Richardson struggles again
There was no happy return for Steve Richardson to the Spanish course where his career took off today.
Eleven years ago Richardson won the Girona Open at Pals – beating Colin Montgomerie and Darren Clarke amongst others – to launch a season which ended with him a Ryder Cup player and second to Seve Ballesteros on the European Order of Merit with over £500,000.
But the Hampshire player has dropped off the golfing map since then and now finds himself making his fifth successive attempt to come through the tour qualifying school.
An opening four over par 76 was hardly what he had in mind, however. It left him 11 strokes behind Scotland’s Barry Hume, who still had three holes to play.
“I’m battling, but it’s about all I’ve got now,” sighed the 36-year-old. “If I was the same player I was when I won here I wouldn’t be here now, but I just don’t hit it well when the gun goes off.
“Years of bad golf have done that to me. I started okay, but then absolutely collapsed and couldn’t hit it at all.”
One under par after eight holes, he drove into the trees and then three-putted for a bogey six on the 18th, then three-putted the first and hit such a wild drive at the 361-yard third that it clattered into trees and finished only 100 yards ahead of him.

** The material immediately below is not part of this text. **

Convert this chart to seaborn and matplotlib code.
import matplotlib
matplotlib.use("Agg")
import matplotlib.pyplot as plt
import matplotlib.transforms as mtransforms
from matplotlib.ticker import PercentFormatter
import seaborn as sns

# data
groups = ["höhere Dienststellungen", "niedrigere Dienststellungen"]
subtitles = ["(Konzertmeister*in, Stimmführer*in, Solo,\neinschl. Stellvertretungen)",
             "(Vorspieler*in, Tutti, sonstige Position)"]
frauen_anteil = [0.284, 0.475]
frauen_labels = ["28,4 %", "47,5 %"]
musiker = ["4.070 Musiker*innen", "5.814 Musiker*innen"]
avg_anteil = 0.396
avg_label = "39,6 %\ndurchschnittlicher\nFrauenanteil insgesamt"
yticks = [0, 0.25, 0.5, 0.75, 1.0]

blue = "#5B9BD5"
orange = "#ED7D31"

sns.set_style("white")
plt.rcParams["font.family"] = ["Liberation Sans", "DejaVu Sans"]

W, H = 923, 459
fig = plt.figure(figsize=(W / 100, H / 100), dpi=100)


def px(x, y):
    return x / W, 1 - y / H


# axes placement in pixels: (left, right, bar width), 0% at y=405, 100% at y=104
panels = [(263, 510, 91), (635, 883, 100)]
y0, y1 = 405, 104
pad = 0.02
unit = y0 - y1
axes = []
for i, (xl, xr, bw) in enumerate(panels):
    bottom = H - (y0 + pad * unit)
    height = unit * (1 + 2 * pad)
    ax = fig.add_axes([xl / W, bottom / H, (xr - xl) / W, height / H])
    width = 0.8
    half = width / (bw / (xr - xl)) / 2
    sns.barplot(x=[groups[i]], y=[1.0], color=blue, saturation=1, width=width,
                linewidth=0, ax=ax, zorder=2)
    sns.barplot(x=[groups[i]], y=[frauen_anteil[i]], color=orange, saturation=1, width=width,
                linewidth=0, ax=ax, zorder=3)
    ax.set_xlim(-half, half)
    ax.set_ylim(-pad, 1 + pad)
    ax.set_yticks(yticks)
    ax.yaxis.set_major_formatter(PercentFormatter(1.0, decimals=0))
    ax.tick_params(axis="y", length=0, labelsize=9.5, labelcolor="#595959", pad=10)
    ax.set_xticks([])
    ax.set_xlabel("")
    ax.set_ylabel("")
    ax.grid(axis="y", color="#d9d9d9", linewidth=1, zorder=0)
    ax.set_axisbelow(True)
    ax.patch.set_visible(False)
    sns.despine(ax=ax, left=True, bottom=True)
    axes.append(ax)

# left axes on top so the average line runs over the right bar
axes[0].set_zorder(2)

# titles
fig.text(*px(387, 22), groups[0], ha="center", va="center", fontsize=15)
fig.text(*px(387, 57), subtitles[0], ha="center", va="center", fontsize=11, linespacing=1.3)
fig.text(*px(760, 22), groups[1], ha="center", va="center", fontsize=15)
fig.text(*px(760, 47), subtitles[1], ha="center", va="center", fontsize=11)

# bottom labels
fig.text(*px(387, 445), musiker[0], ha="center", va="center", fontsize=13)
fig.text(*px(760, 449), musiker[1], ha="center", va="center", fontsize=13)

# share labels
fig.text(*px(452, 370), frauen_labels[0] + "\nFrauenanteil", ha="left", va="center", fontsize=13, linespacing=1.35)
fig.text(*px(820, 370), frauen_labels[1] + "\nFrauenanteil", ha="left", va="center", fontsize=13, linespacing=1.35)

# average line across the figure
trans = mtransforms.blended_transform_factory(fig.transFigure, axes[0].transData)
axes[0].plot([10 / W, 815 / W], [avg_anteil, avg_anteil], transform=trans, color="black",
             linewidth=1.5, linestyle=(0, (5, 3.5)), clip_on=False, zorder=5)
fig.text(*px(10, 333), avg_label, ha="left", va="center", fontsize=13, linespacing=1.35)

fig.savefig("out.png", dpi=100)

That cost Richardson a double bogey six and failing to get up and down from sand on the ninth meant another dropped shot.
Hume, who briefly led the British Masters as an amateur earlier this year, grabbed six birdies in a superb outward 30. He then birdied the 10th as well before five pars followed.
At Emporda, the other course being used, play began nearly two hours late because bunkers flooded by an overnight storm had to be made playable again.
The first round was not expected to be completed before dark, which created complications with the players due to switch courses tomorrow for the second of the six rounds.